A few years ago, some academics did a study of racial attitudes in small children. They wanted to find out whether generic assurances that everyone’s the same on the inside — the standard white liberal catechism of racial good feeling — actually make a difference in whether kids turn into bigots.
Telling your kid that everyone’s the same, that nobody’s better than anyone else, that everybody’s friends with everybody, accomplishes nothing. You can say that kind of stuff all day and all night — and believe me, white liberal parents do — but if that’s all you do, when a researcher sits your kid down and asks your kid whether black people are as nice or as smart or as pretty or as good as white people, they’re going to get answers that are going to make you cringe.
Because there’s bigotry floating around in the air in our society. Not anywhere near as much as there used to be, but a lot. And your kid is going to pick that up. And if that’s all your kid picks up, it’s going to stick.
So if you’re a white parent who wants your kid to not turn into a casually creepy bigot at the age of six, you need to talk about race. You need to tell your kid about racism. You need to be the first to explain racism to your kid, before that bigotry floating around in the air has a chance to land on them.
You need to say that some horrible people think that black people aren’t as nice, as smart, as pretty, as good as white people.

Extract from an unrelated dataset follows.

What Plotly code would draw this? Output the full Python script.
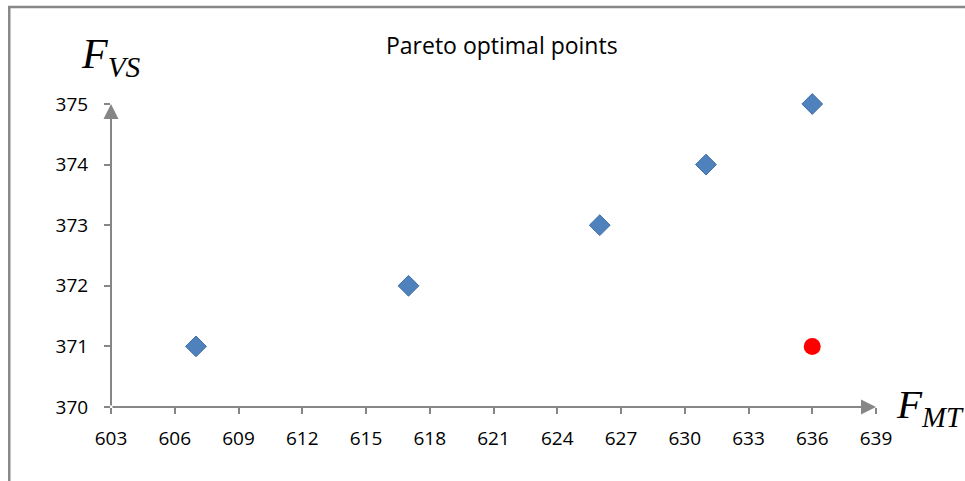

You need to say that those people are horrible, and that they’re wrong. You need to say that people like those people — white people like those people — used to be in charge in a lot of places, but that nice, smart, good people (some, but not all, of them pretty) fought against them in the courts and on the streets and changed the rules so that the horrible people wouldn’t always win.
You need to tell them about Dr. King and Rosa Parks and Ella Baker, and you need to tell them about Bill Moore and Viola Liuzzo and Chaney and Schwerner and Goodman. You need to tell them about Frederick Douglass and John Brown and Sojurner Truth and Denmark Vesey.
On our way to Niagara Falls a few summers ago, I took my kids to Harriet Tubman’s house in Auburn NY to learn about the Underground Railroad, and to Frederick Douglass’s grave. Two years later I took them to John Brown’s homestead.
I don’t want my kids to be bigots.
I don’t want my kids to be bigots, and that’s not all. I want my kids to be fighting against the bigots. And I don’t just want them fighting, I want them winning. And so I started arming them for that fight before they were out of preschool. Because that’s what you need to do.
Those of you reading this who are parents, talk to your kids. Those of you who are going to be parents, start thinking now about how you’re going to talk to your kids, when they get here. Those of you who are siblings, talk to your brothers and sisters. Those of you who are children, talk to your parents. Talk to your friends. Talk to your teachers. Talk to your professors.
Talk. Talk. Tell them what you know. Tell them what you believe. Tell them what you’ve learned.
Don’t let them walk around not knowing.